D'habitude, la femme subit de mauvais traitements de par l'homme, cependant, Mme Lacoste-Dujardin a démontré qu'elle en subit aussi par des personnes du même sexe, en l'occurrence sa mère ou sa belle-mère dans les sociétés nord-africaines, kabyles en particulier. L'ethnologue Camille Lacoste-Dujardin avoue que c'est la femme elle-même qui reproduit sans cesse le système répressif, maintenant la gent féminine dans une sorte de tension déraisonnable.

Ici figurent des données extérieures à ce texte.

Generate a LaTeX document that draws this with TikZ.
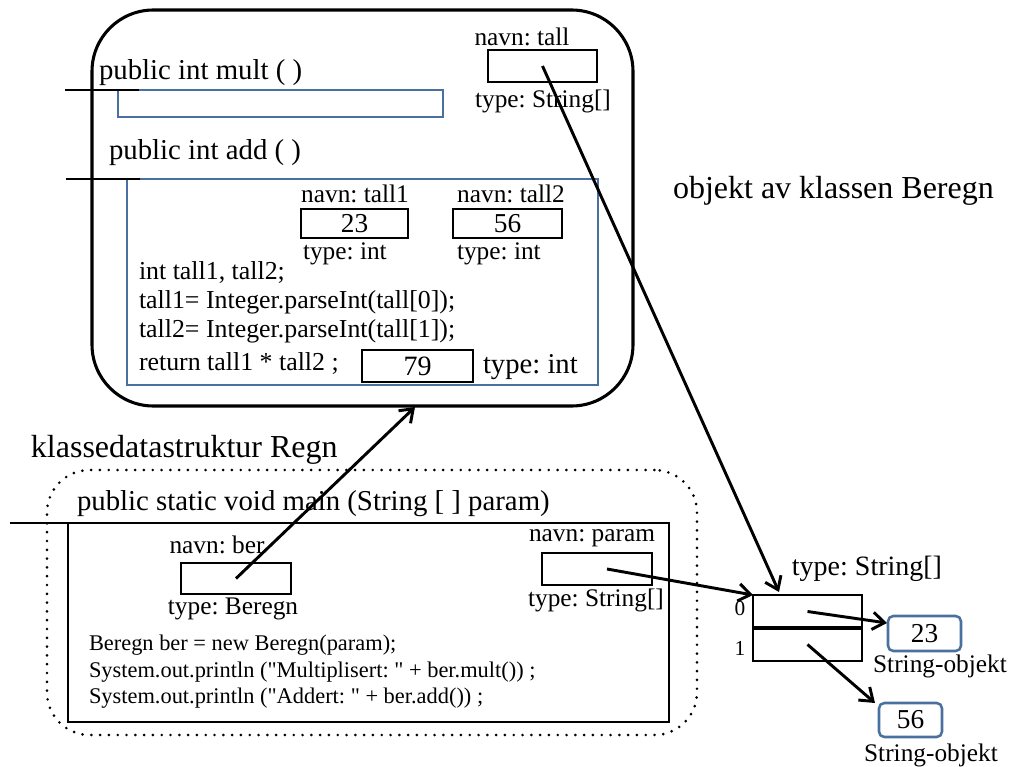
\documentclass[tikz,border=0pt]{standalone}
\usepackage{fontspec}
\setmainfont{Liberation Serif}[Ligatures=TeXOff]
\usetikzlibrary{arrows.meta,fit}
\definecolor{boxblue}{RGB}{74,112,160}
\newcommand{\fsz}[1]{\fontsize{#1}{#1}\selectfont}
\frenchspacing
\begin{document}
\begin{tikzpicture}[x=0.75pt,y=-0.75pt,
  every node/.style={inner sep=0pt,outer sep=0pt},
  bk/.style={draw=black,line width=1.5pt},
  bl/.style={draw=boxblue,line width=1.9pt},
  rbl/.style={draw=boxblue,line width=1.9pt,rounded corners=4pt},
  arr/.style={-{Straight Barb[length=9pt,width=13pt]},line width=2.2pt},
  hdr/.style={font=\fsz{21.6pt},anchor=base west},
  lab/.style={font=\fsz{19pt}},
  num/.style={font=\fsz{20.5pt}},
  code/.style={font=\fsz{19.4pt},anchor=base west},
  mcode/.style={font=\fsz{16.8pt},anchor=base west},
  big/.style={font=\fsz{24pt},anchor=base west},
  tick/.style={line width=1.8pt}]
\useasboundingbox (0,0) rectangle (1011,767);

% object of class Beregn
\node[draw,line width=2.3pt,rounded corners=46pt,fit={(92,10)(633,406)}] (obj) {};
\node[big] (objlab) at (673,198) {objekt av klassen Beregn};

\node[lab] (tallname) at (522,37) {navn: tall};
\node[bk,fit={(488,50)(597,82)}] (tallbox) {};
\node[lab] (talltype) at (543,101) {type: String[]};

\node[hdr] (multhdr) at (99,80) {public int mult ( )};
\node[bl,fit={(118,90)(443,117)}] (multbody) {};
\draw[tick] (multbody.north west) ++(-53,0) -- ++(74,0);

\node[hdr] (addhdr) at (109,160) {public int add ( )};
\node[bl,fit={(127,179)(598,385)}] (addbody) {};
\draw[tick] (addbody.north west) ++(-61,0) -- ++(74,0);

\node[lab] (t1name) at (355,194) {navn: tall1};
\node[bk,fit={(301,209)(408,238)}] (t1box) {};
\node[num] (t1val) at (t1box.center) {23};
\node[lab,anchor=west] (t1type) at (303,254) {type: int};
\node[lab] (t2name) at (511,194) {navn: tall2};
\node[bk,fit={(453,209)(562,238)}] (t2box) {};
\node[num] (t2val) at (t2box.center) {56};
\node[lab,anchor=west] (t2type) at (457,254) {type: int};

\node[code] (c1) at (139,279) {int tall1, tall2;};
\node[code] (c2) at (139,308) {tall1= Integer.parseInt(tall[0]);};
\node[code] (c3) at (139,337) {tall2= Integer.parseInt(tall[1]);};
\node[code] (c4) at (139,370) {return tall1 * tall2 ;};
\node[bk,fit={(362,350)(473,382)}] (resbox) {};
\node[font=\fsz{21pt}] (resval) at (resbox.center) {79};
\node[font=\fsz{21.5pt},anchor=west] (restype) at (483,367) {type: int};

% class data structure Regn
\node[big] (clslab) at (31,457) {klassedatastruktur Regn};
\node[draw,line width=2.2pt,line cap=round,dash pattern=on 0pt off 6.6pt,
      rounded corners=32pt,fit={(47,470)(697,735)}] (cls) {};
\node[hdr] (mainhdr) at (77,510) {public static void main (String [ ] param)};
\node[bk,fit={(68,523)(669,722)}] (mainbody) {};
\draw[tick] (mainbody.north west) ++(-58,0) -- ++(73,0);

\node[lab] (bername) at (217,545) {navn: ber};
\node[bk,fit={(181,563)(291,594)}] (berbox) {};
\node[lab] (bertype) at (233,609) {type: Beregn};

\node[lab] (parname) at (592,538) {navn: param};
\node[bk,fit={(542,553)(652,585)}] (parbox) {};
\node[lab] (partype) at (596,600) {type: String[]};

\node[mcode] (m1) at (89,650) {Beregn ber = new Beregn(param);};
\node[mcode] (m2) at (89,677) {System.out.println ("Multiplisert: " + ber.mult()) ;};
\node[mcode] (m3) at (89,703) {System.out.println ("Addert: " + ber.add()) ;};

% array
\node[font=\fsz{21pt}] (arrtype) at (867,569) {type: String[]};
\node[bk,fit={(753,595)(862,628)}] (cell0) {};
\node[bk,fit={(753,628)(862,661)}] (cell1) {};
\draw[line width=3.2pt] (cell0.south west) -- (cell0.south east);
\node[font=\fsz{16pt}] (idx0) at (740,609) {0};
\node[font=\fsz{16pt}] (idx1) at (740,648) {1};

\node[rbl,fit={(888,616)(961,651)}] (s23) {};
\node[num] (s23val) at (s23.center) {23};
\node[lab] (s23lab) at (940,666) {String-objekt};
\node[rbl,fit={(879,703)(942,737)}] (s56) {};
\node[num] (s56val) at (s56.center) {56};
\node[lab] (s56lab) at (931,755) {String-objekt};

% connectors
\coordinate (objin) at (415,407);
\coordinate (arrin) at (779,592);
\coordinate (s23in) at (887,623);
\coordinate (s56in) at (875,703);
\draw[arr] (berbox.center) -- (objin);
\draw[arr] (tallbox.center) -- (arrin);
\draw[arr] (parbox.center) ++(10,0) -- (cell0.north west);
\draw[arr] (cell0.center) -- (s23in);
\draw[arr] (cell1.center) -- (s56in);
\end{tikzpicture}
\end{document}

Directrice de recherche au CNRS, spécialiste de l'ethnologie arabo-berbère, elle s'appuie, pour parler de ce thème, sur ses connaissances approfondies sur la langue kabyle, et de ses publications: Le Conte kabyle, et Dialogue de femmes en ethnologie. En plus, elle a passé sept années dans le Djurdjura, en Kabylie, un séjour qui lui a permis d'apprendre beaucoup de choses.

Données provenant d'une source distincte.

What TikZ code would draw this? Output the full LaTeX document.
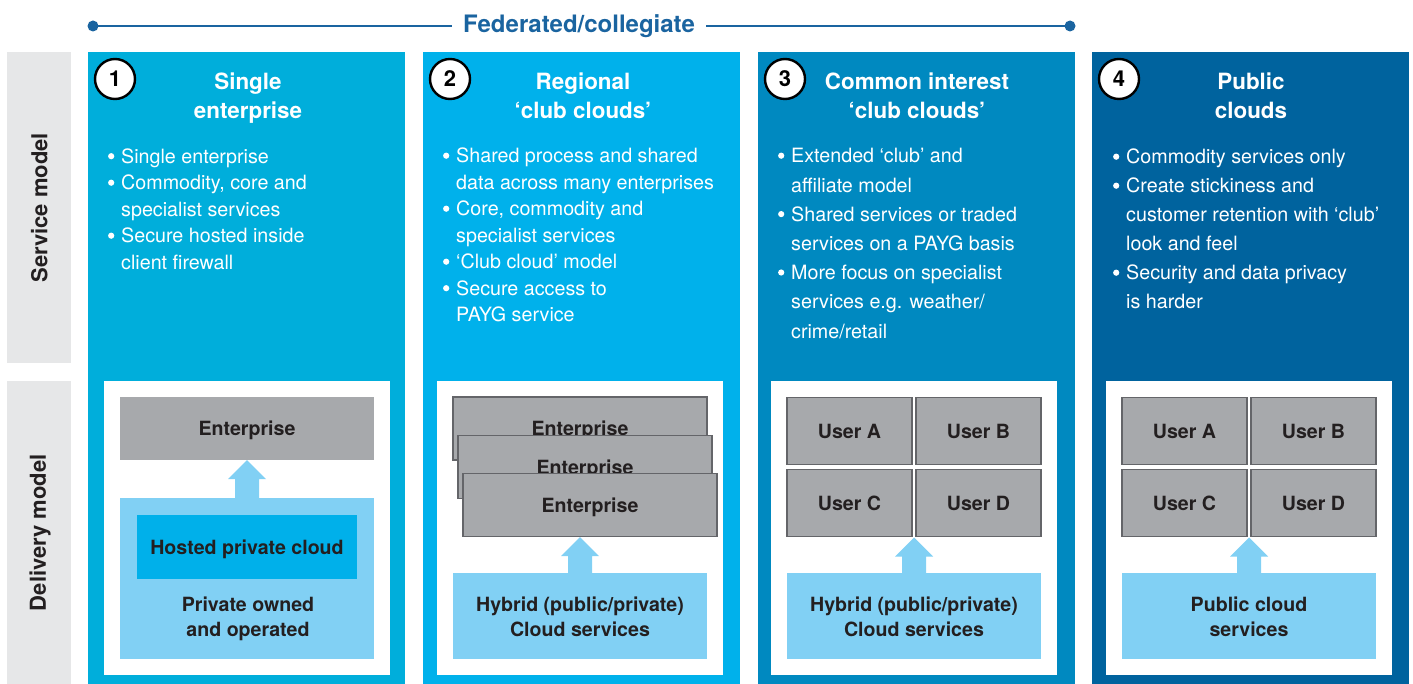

Dans son introduction, elle relève les observations les plus perceptibles de cette relation entre les deux sexes: "Que de contradictions invraisemblables dans les relations entre les hommes et les femmes de la Méditerranée! Contradictoire, l'attitude des hommes à l'égard des femmes, tantôt les méprisant, les bafouant, les aliénant, tantôt les adorant, mais toujours les redoutant.>
Les ordres de la belle-mère
Camille Lacoste-Dujardin dit en outre que c'est la mère qui se charge du choix d'une femme pour son fils. Le monde hermétique des femmes ne peut être exploré que par une femme pour en comprendre le fonctionnement. Ainsi, marier son fils, c'est aussi embaucher une nouvelle employée, voire une servante pour les tâches ménagères, placée sous ses ordres. C'est donc la soumission et des pratiques magiques ineffables tendant à répudier la bru, à la faire détester par son mari qui sont mises en pratique. Une lutte acharnée et sans fin est ainsi engagée: "C'est contradictoire que les apôtres zélés de cette domination masculine, les artisans de son inculpation se trouvent être des femmes elles-mêmes, et surtout des mères.>
Si les hommes, pendant les rites du mariage et des festivités protocolaires qui leur sont attachées, s'occupent des formes et des contours officiels, les femmes, et particulièrement la mère du jeune marié, jouent un rôle prépondérant dans "la conception et les modalités du mariage. Femmes de savoir et d'expérience, elles ont la position stable, assurée au sein du matrilignage, grâce à la maternité de plusieurs garçons(...) Elles tiennent certains hommes sous leur dépendance et leur influence sur leurs fils".
L'originalité de la conférence de Mme Dujardin réside dans la place importante souvent hégémonique prise par la mère dans les sociétés maghrébines en faisant marcher l'engrenage de la machine familiale à leur guise.